JOB: Find the word "this" in the records below. List each line containing it.

ITEMS:
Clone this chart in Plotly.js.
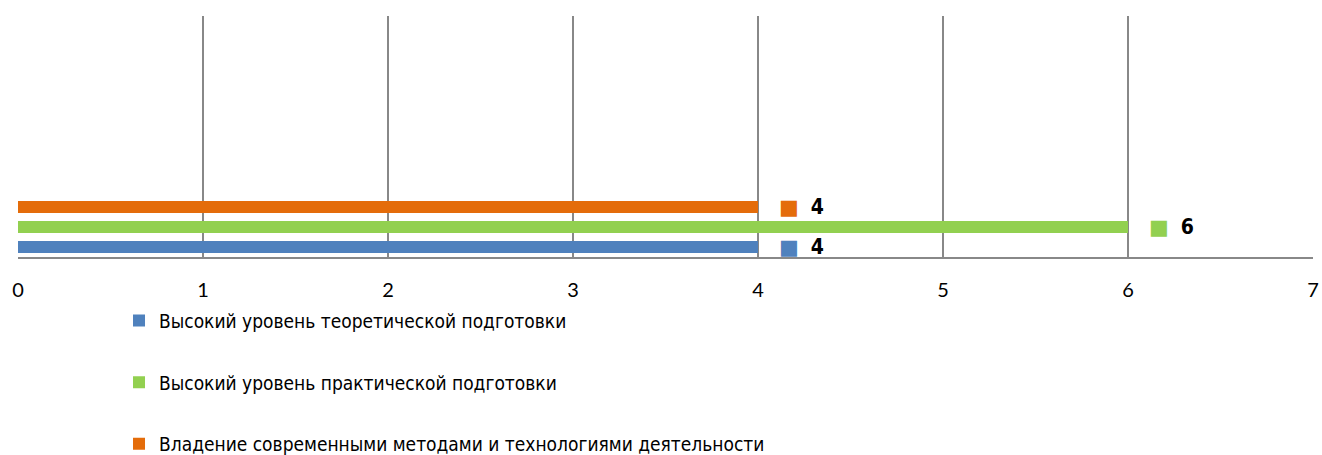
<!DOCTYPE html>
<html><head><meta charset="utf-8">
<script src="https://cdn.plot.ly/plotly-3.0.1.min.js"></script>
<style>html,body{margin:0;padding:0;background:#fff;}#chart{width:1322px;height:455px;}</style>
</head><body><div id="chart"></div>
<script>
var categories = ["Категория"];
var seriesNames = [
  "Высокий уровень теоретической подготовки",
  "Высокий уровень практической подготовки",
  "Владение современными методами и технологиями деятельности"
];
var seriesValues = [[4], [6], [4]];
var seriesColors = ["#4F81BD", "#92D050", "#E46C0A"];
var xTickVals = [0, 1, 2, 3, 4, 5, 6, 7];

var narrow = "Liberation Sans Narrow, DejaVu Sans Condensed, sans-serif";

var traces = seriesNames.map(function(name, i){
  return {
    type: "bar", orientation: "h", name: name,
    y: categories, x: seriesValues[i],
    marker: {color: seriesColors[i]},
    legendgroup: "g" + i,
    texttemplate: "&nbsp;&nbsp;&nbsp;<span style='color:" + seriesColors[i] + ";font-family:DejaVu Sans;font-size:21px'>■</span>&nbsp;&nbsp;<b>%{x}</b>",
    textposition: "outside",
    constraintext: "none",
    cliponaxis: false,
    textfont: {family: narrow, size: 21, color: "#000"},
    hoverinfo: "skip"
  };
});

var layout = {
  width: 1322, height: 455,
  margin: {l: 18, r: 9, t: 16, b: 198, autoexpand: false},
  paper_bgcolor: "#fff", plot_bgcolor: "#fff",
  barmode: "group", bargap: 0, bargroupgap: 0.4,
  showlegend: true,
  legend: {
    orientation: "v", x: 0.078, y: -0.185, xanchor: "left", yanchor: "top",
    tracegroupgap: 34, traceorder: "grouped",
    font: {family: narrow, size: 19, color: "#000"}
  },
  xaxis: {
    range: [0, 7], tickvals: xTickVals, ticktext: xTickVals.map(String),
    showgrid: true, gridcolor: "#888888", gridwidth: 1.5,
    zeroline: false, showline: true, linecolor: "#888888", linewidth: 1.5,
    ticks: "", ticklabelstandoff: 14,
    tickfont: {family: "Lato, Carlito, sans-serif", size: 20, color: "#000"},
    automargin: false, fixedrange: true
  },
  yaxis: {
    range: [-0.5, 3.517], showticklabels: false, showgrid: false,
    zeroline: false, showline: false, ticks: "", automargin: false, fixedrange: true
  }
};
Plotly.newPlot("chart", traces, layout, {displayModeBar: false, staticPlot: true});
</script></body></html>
* * *
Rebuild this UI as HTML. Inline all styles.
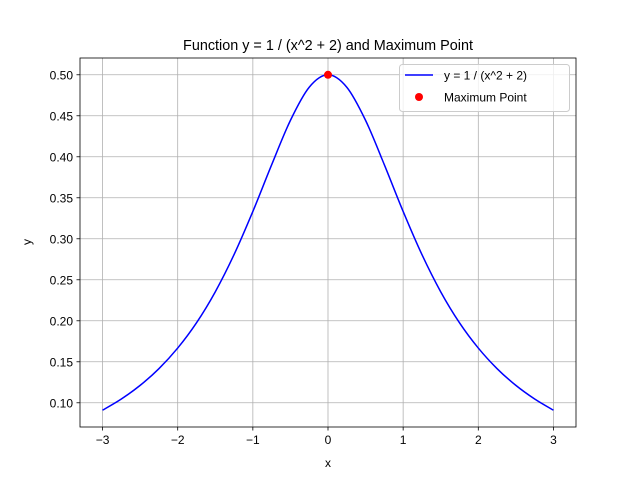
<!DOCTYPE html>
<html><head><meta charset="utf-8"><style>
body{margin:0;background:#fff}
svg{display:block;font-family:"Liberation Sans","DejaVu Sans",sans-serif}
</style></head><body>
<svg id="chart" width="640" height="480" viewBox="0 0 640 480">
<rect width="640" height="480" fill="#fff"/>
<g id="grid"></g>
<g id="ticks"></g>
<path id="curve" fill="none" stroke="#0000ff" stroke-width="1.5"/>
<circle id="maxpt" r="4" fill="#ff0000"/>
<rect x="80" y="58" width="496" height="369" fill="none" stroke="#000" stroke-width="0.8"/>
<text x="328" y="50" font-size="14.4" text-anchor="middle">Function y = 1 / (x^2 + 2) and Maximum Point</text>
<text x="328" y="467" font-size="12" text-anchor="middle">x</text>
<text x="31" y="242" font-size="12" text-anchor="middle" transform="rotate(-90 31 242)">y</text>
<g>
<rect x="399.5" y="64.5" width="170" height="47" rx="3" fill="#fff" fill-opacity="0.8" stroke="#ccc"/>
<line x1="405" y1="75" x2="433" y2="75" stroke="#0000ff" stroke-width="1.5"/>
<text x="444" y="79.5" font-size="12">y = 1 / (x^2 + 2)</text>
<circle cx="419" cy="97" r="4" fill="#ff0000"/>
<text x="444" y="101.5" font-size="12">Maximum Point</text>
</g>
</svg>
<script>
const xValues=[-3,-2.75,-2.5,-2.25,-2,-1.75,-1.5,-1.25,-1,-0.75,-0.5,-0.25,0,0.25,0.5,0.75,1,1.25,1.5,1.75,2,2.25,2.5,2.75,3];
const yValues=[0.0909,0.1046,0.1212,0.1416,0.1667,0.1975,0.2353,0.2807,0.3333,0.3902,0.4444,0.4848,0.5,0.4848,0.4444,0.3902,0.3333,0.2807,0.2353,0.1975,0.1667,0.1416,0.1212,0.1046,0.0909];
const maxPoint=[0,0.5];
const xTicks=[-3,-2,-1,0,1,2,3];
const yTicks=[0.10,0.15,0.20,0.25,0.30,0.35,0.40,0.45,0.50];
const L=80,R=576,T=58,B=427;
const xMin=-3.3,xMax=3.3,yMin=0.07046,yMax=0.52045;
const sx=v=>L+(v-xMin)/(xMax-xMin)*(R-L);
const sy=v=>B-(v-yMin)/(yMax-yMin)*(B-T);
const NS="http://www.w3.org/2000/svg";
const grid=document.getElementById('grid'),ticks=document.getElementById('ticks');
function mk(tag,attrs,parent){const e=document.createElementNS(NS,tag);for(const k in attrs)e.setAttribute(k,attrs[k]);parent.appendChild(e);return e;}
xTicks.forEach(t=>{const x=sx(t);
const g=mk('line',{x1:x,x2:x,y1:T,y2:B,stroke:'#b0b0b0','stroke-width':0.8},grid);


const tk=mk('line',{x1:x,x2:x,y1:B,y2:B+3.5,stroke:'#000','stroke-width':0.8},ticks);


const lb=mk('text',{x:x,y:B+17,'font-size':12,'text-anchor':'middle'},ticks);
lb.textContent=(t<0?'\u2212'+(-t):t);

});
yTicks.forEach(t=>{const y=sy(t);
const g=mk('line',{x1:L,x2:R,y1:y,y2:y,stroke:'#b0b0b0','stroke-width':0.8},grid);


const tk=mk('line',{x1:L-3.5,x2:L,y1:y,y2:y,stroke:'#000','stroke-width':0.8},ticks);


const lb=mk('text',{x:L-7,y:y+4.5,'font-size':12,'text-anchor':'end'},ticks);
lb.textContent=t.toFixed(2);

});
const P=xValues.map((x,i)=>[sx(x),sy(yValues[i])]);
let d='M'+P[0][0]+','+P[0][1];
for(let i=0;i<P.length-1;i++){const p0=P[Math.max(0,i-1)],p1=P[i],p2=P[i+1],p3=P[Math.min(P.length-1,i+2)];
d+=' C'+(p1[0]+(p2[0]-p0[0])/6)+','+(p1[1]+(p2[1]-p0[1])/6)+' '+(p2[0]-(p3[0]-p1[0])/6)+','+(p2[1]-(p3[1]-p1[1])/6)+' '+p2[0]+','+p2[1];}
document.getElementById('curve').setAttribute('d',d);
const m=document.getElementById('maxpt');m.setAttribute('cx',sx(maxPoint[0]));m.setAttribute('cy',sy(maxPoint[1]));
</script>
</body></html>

WRITTEN ANSWER:
Clone this chart in Plotly.js.
Rebuild this UI as HTML. Inline all styles.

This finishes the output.